Sometimes, you have to step back and look at the big picture. Unfortunately, the big picture can be pretty alarming. It's one thing to strive to achieve great things and to build a better world, but that comes off as a bit futile when you find out that a dirty big rogue star two-thirds the mass of the Sun could muck everything up in 29,000 years.
It makes you want to think twice about buying new carpet.
The latest scare came about in 2022 when astronomers Vadim Bobylev and Anisa Bajkova analyzed the data sent back by ESA's Gaia space observatory, which was launched in 2023. By studying the shift in the spectrum of the white dwarf star WD 0810-353 in the constellation of Puppis 36 light-years away, they calculated that the star was on a collision course with our solar system.
Since the rogue star will only pass within 31,000 AU (2.8 trillion miles, 4.6 trillion km) of the Sun, this doesn't seem much to lose sleep over, but that distance means it will pass through the Oort cloud, which is home to icy objects only kept in position by the tenuous grip of the distant Sun. When something like a rogue star passes through it, it can dislodge these objects and send them into the inner solar system.
Long story short: it could cause a rain of comets and asteroids in 29,000 years, like the one that may have killed off the dinosaurs.
However, that's not going to happen. Another team of scientists at the European Southern Observatory (ESO) used the facility's FOcal Reducer and low dispersion Spectrograph 2 (FORS2) installed on ESO’s VLT at the Paranal Observatory in the Atacama Desert in Chile.

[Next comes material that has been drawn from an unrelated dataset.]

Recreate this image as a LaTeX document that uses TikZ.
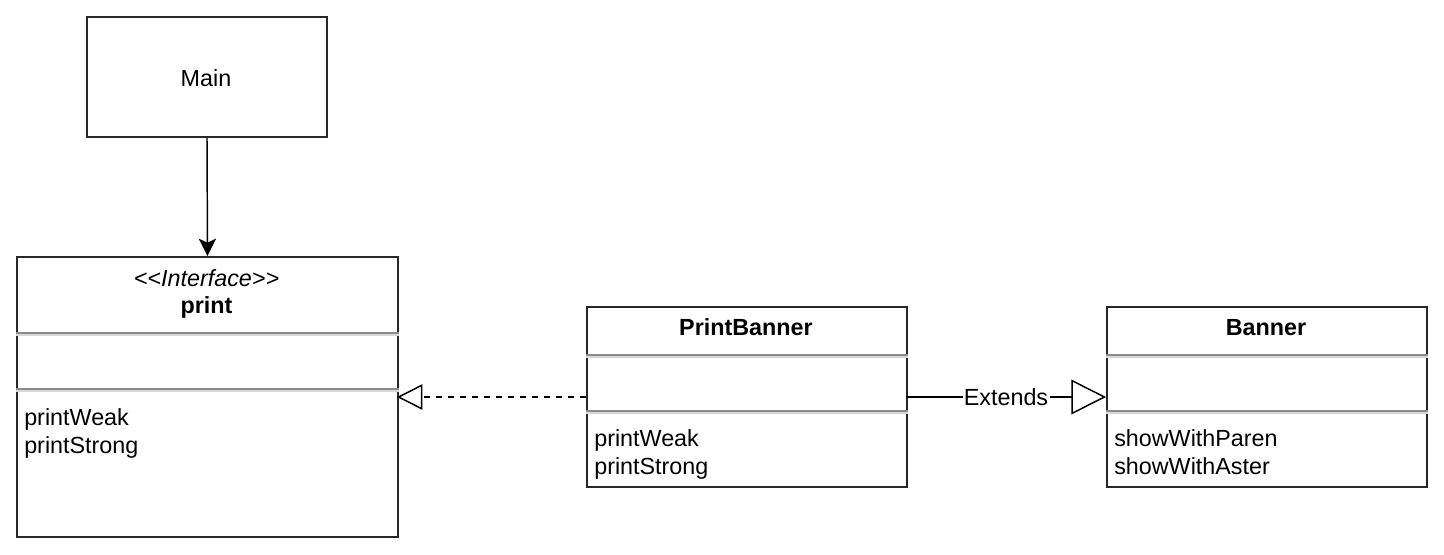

Taking new spectra of the rogue star confirmed that the first calculations hadn't taken into account the powerful magnetic field of the star. Such fields can distort a spectrogram, spreading out the spectral lines and shifting them into new wavelengths. In the case of WD 0810-353, it made it look as if it was coming our way. By correcting the spectrum using a polarizing filter, a more accurate calculation was possible, which showed that the first estimate was more than a little bit off.
"We found that the approach speed measured by the Gaia project is incorrect, and the close encounter predicted between WD0810-353 and the Sun is actually not going to happen," says Stefano Bagnulo, an astronomer at Armagh and co-author of the study. "In fact, WD0810-353 may not even be moving towards the Sun at all."
In other words, the Earth is safe … for now.
The research was published in The Astrophysical Journal.